Im Medienteil begutachtet Jürgen Thomann die Online-Satire-Angebote von Spiegel (Spam) und Welt (Glasauge). Letzteres ist wegen diverser Polen-Witze in die Kritik geraten. Auf der Schallplatten- und Phonoseite kürt Jürgen Kesting Rene Jacobs Neueinspielung der Mozartschen Seria-Oper "La Clemenza di Tito" zur mutigsten Unternehmung des Mozart-Jahrs. Vorgestellt werden außerdem das Folk-Album "The Gulag Orkestar" von Zach Condons Band "Beirut" und Wiederveröffentlichungen der aus Dithmarschen stammenden Gruppe Elektrikchina.

Nach fünf Jahren Pause liegt der FAZ am Samstag nun wieder "Bilder und Zeiten" bei.
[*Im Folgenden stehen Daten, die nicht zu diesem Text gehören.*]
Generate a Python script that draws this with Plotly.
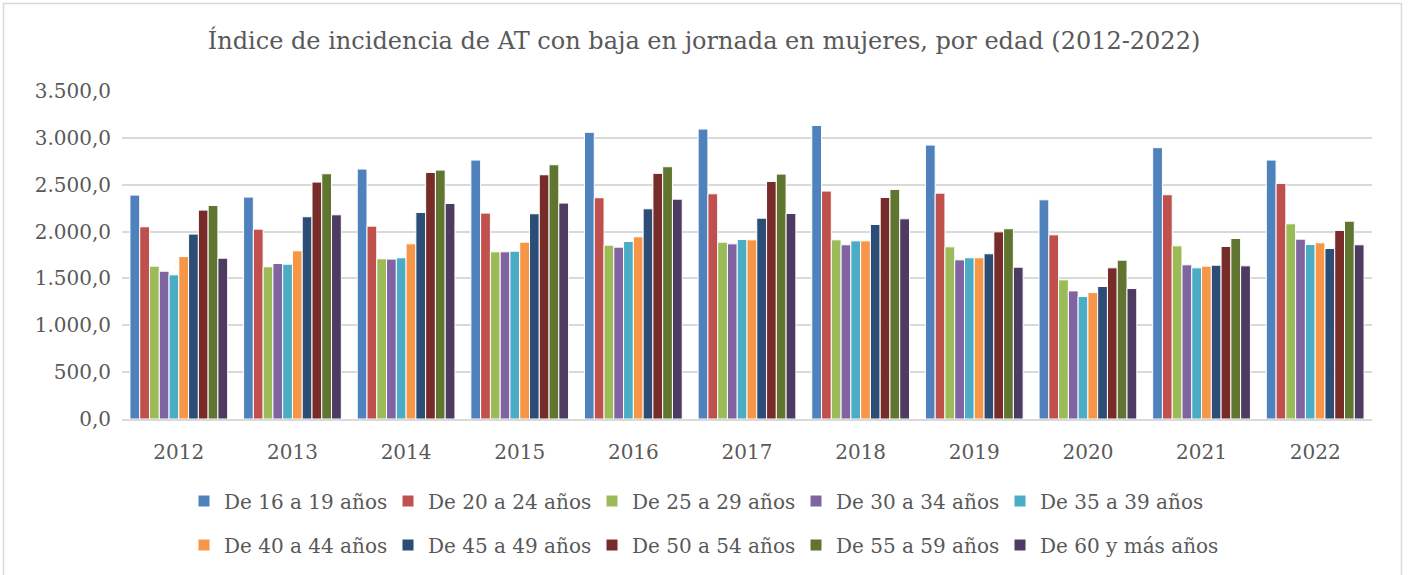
import plotly.graph_objects as go

years = ["2012", "2013", "2014", "2015", "2016", "2017", "2018", "2019", "2020", "2021", "2022"]
series_names = ["De 16 a 19 años", "De 20 a 24 años", "De 25 a 29 años", "De 30 a 34 años",
                "De 35 a 39 años", "De 40 a 44 años", "De 45 a 49 años", "De 50 a 54 años",
                "De 55 a 59 años", "De 60 y más años"]

v16_19 = [2389, 2368, 2667, 2763, 3059, 3094, 3133, 2923, 2339, 2895, 2763]
v20_24 = [2051, 2026, 2058, 2197, 2361, 2403, 2432, 2410, 1965, 2393, 2514]
v25_29 = [1631, 1624, 1709, 1784, 1855, 1887, 1912, 1837, 1485, 1848, 2083]
v30_34 = [1577, 1659, 1706, 1784, 1834, 1869, 1859, 1698, 1367, 1645, 1919]
v35_39 = [1538, 1652, 1720, 1791, 1894, 1916, 1901, 1720, 1307, 1613, 1862]
v40_44 = [1734, 1795, 1869, 1887, 1944, 1912, 1901, 1720, 1349, 1631, 1880]
v45_49 = [1973, 2158, 2204, 2190, 2243, 2143, 2076, 1763, 1414, 1641, 1819]
v50_54 = [2229, 2528, 2631, 2606, 2621, 2535, 2364, 1997, 1613, 1841, 2012]
v55_59 = [2279, 2617, 2656, 2713, 2692, 2613, 2450, 2030, 1695, 1926, 2111]
v60_mas = [1716, 2179, 2300, 2304, 2346, 2193, 2136, 1620, 1392, 1634, 1859]

all_values = [v16_19, v20_24, v25_29, v30_34, v35_39, v40_44, v45_49, v50_54, v55_59, v60_mas]
colors = ["#4F81BD", "#C0504D", "#9BBB59", "#8064A2", "#4BACC6",
          "#F79646", "#2C4D75", "#772C2A", "#5F7530", "#4D3B62"]

y_ticks = [0, 500, 1000, 1500, 2000, 2500, 3000, 3500]

FONT = "DejaVu Serif"
W, H = 1408, 575
L, R, T, B = 122, 36, 91, 156
pw, ph = W - L - R, H - T - B

def px_x(px):
    return (px - L) / pw

def px_y(py):
    return (H - B - py) / ph

legend_ids = ["legend"] * 5 + ["legend2"] * 4 + ["legend3"]

fig = go.Figure()
for name, vals, col, lg in zip(series_names, all_values, colors, legend_ids):
    fig.add_trace(go.Bar(x=years, y=vals, name=name, legend=lg,
                         marker=dict(color=col, line=dict(color="white", width=1))))

legend_common = dict(orientation="h", xanchor="left", yanchor="middle",
                     entrywidth=159, font=dict(family=FONT, size=20, color="#595959"),
                     itemwidth=30, traceorder="normal", bgcolor="rgba(0,0,0,0)")

LX = 184
fig.update_layout(
    width=W, height=H,
    margin=dict(l=L, r=R, t=T, b=B, autoexpand=False),
    paper_bgcolor="white", plot_bgcolor="white",
    separators=",.",
    barmode="group", bargap=0.14, bargroupgap=0.0,
    font=dict(family=FONT, color="#595959", size=20),
    title=dict(text="Índice de incidencia de AT con baja en jornada en mujeres, por edad (2012-2022)",
               x=0.5, xref="container", xanchor="center", y=1 - 41 / H, yanchor="middle",
               font=dict(family=FONT, size=24, color="#595959")),
    xaxis=dict(showgrid=False, showline=True, linecolor="#D9D9D9", linewidth=1.5,
               ticks="", ticklabelstandoff=14, tickfont=dict(family=FONT, size=20, color="#595959")),
    yaxis=dict(range=[0, 3500], tickvals=y_ticks, tickformat=",.1f", showgrid=True,
               gridcolor="#D9D9D9", gridwidth=1.5, zeroline=False, showline=False,
               ticks="", ticklabelstandoff=10, tickfont=dict(family=FONT, size=20, color="#595959")),
    legend=dict(x=px_x(LX), y=px_y(501), **legend_common),
    legend2=dict(x=px_x(LX), y=px_y(545), **legend_common),
    legend3=dict(orientation="h", xanchor="left", yanchor="middle", x=px_x(LX + 4 * 204), y=px_y(545),
                 font=dict(family=FONT, size=20, color="#595959"), itemwidth=30,
                 bgcolor="rgba(0,0,0,0)"),
    shapes=[dict(type="rect", xref="paper", yref="paper",
                 x0=px_x(3.5), x1=px_x(1401.5), y0=px_y(620), y1=px_y(3.5),
                 line=dict(color="#D9D9D9", width=1.5), fillcolor="rgba(0,0,0,0)", layer="below")],
)

fig.write_html("out.html", config={"displayModeBar": False},
               post_script="document.body.style.margin='0';document.body.style.overflow='hidden';")
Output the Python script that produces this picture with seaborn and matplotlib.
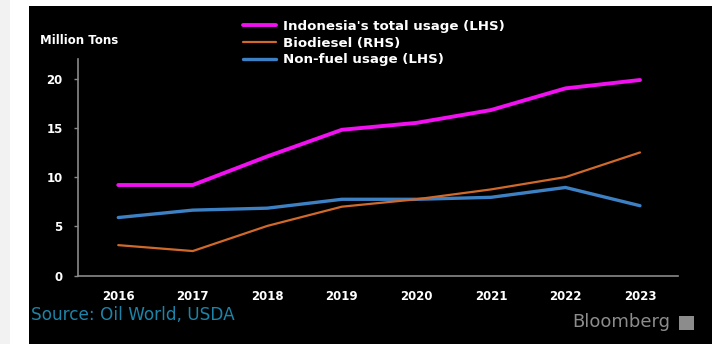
import matplotlib
matplotlib.use("Agg")
import matplotlib.pyplot as plt
import seaborn as sns
import pandas as pd
from matplotlib.patches import Rectangle
from matplotlib.lines import Line2D

years = [2016, 2017, 2018, 2019, 2020, 2021, 2022, 2023]
total_usage = [9.2, 9.2, 12.1, 14.8, 15.5, 16.8, 19.0, 19.85]
biodiesel = [3.1, 2.5, 5.05, 7.0, 7.75, 8.75, 10.0, 12.5]
non_fuel = [5.9, 6.65, 6.85, 7.75, 7.75, 7.95, 8.95, 7.1]
y_ticks = [0, 5, 10, 15, 20]
labels = ["Indonesia's total usage (LHS)", "Biodiesel (RHS)", "Non-fuel usage (LHS)"]
colors = ["#f010f0", "#d0692a", "#3d80c4"]

sns.set_theme(style="dark")
plt.rcParams['font.family'] = ['DejaVu Sans']

fig = plt.figure(figsize=(7.16, 3.44), dpi=100, facecolor="white")
W, H = 716, 344
fig.patches.append(Rectangle((0, 0), 10 / W, 1, transform=fig.transFigure,
                             facecolor="#f2f2f2", edgecolor="none", zorder=-10))
fig.patches.append(Rectangle((29 / W, 0), (712 - 29) / W, (344 - 6) / H,
                             transform=fig.transFigure, facecolor="black",
                             edgecolor="none", zorder=-10))

ax = fig.add_axes([78 / W, 68.3 / H, 600 / W, 216.9 / H])
ax.set_facecolor("none")
df = pd.DataFrame({"year": years, "total": total_usage, "bio": biodiesel, "nonfuel": non_fuel})

sns.lineplot(data=df, x="year", y="total", ax=ax, color=colors[0], linewidth=2.8)
sns.lineplot(data=df, x="year", y="nonfuel", ax=ax, color=colors[2], linewidth=2.4)
ax.set_xlim(2015.46, 2023.51)
ax.set_ylim(0, 22)

ax2 = ax.twinx()
sns.lineplot(data=df, x="year", y="bio", ax=ax2, color=colors[1], linewidth=1.6)
ax2.set_ylim(0, 22)
ax2.set_xlim(2015.46, 2023.51)
ax2.axis("off")

ax.set_xticks(years)
ax.set_xticklabels([str(y) for y in years])
ax.set_yticks(y_ticks)
ax.set_yticklabels([str(t) for t in y_ticks])
ax.set_xlabel("")
ax.set_ylabel("")
ax.grid(False)
for s in ["top", "right"]:
    ax.spines[s].set_visible(False)
for s in ["left", "bottom"]:
    ax.spines[s].set_visible(True)
    ax.spines[s].set_color("#8a8a8a")
    ax.spines[s].set_linewidth(1.2)
ax.tick_params(axis="y", colors="#8a8a8a", length=3, width=1, labelcolor="white",
               labelsize=8.5, pad=8, left=True)
ax.tick_params(axis="x", length=0, labelcolor="white", labelsize=8.5, pad=10)
for lab in ax.get_xticklabels() + ax.get_yticklabels():
    lab.set_fontweight("bold")

handles = [Line2D([], [], color=c, linewidth=lw) for c, lw in zip(colors, [2.8, 1.6, 2.4])]
fig.legend(handles, labels, loc="upper left", bbox_to_anchor=(243 / W, 1 - 20 / H),
           frameon=False, labelcolor="white", prop={"weight": "bold", "size": 9.6},
           handlelength=2.45, handletextpad=0.55, labelspacing=0.28, borderaxespad=0,
           borderpad=0)

fig.text(40 / W, 1 - 40 / H, "Million Tons", color="white", fontsize=8.5,
         fontweight="bold", va="center", ha="left")
fig.text(31 / W, 1 - 315 / H, "Source: Oil World, USDA", color="#1c84a8",
         fontsize=12.2, va="center", ha="left")
fig.text(572 / W, 1 - 322 / H, "Bloomberg", color="#8c8c8c", fontsize=13,
         va="center", ha="left")
fig.patches.append(Rectangle((679 / W, 14 / H), 15 / W, 14 / H,
                             transform=fig.transFigure, facecolor="#8c8c8c",
                             edgecolor="none", zorder=1))

fig.savefig("out.png", dpi=100, facecolor=fig.get_facecolor())
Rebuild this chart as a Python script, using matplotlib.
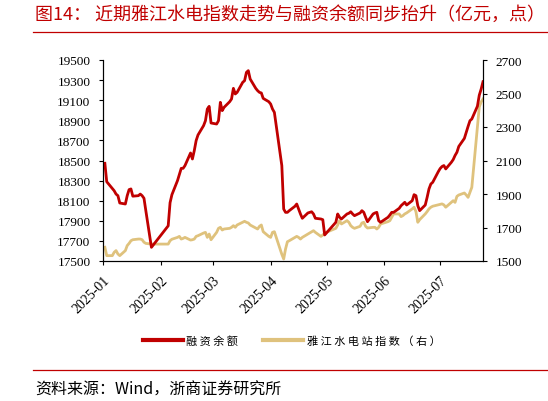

Das von Niklas Maak und Felicitas von Lovenberg betreute sechsseitige Supplement soll eine Brücke zwischen der täglichen Zeitung und der FAS sein, heißt es in der Pressemitteilung. Mit einem "anspruchsvollen und zugleich unterhaltenden Journalismus" sollen " neue, auch jüngere Leser" gewonnen werden (sind deshalb die Texte so kurz und der Durchschuss so groß?). Zum Auftakt soll das mit Besuchen bei Nicole Krauss und Richard Ford, einer Entschlüsselung von häufigen Symbolen bei Neo Rauch und einem Interview mit der Schauspielerin Sibel Kekili gelingen. Außerdem gibt es Buchbesprechungen und die Frankfurter Anthologie.

Besprochen werden eine Schau mit Porträtfotos von Schriftstellern im Schiller-Nationalmuseum Marbach, die Ausstellung "Paul Virilio und die Künste" im Karlsruher Zentrum für Kunst und Medientechnologie, die Schau "Kosmos der Architektur" über Oswald Mathias Ungers in der Neuen Nationalgalerie Berlin, die Uraufführung von Bernhard Langs und Michael Sturmingers Oper "I hate Mozart" am Theater an der Wien, ein Konzert von Bernard Hatink und dem Concertgebouw Orkest in Frankfurt, und Bücher, darunter Chen Jianghongs Bilderbuch "Junger Adler" und Nico Bleutges Gedichtband "klare konturen" (mehr in unserer Bücherschau des Tages ab 14 Uhr).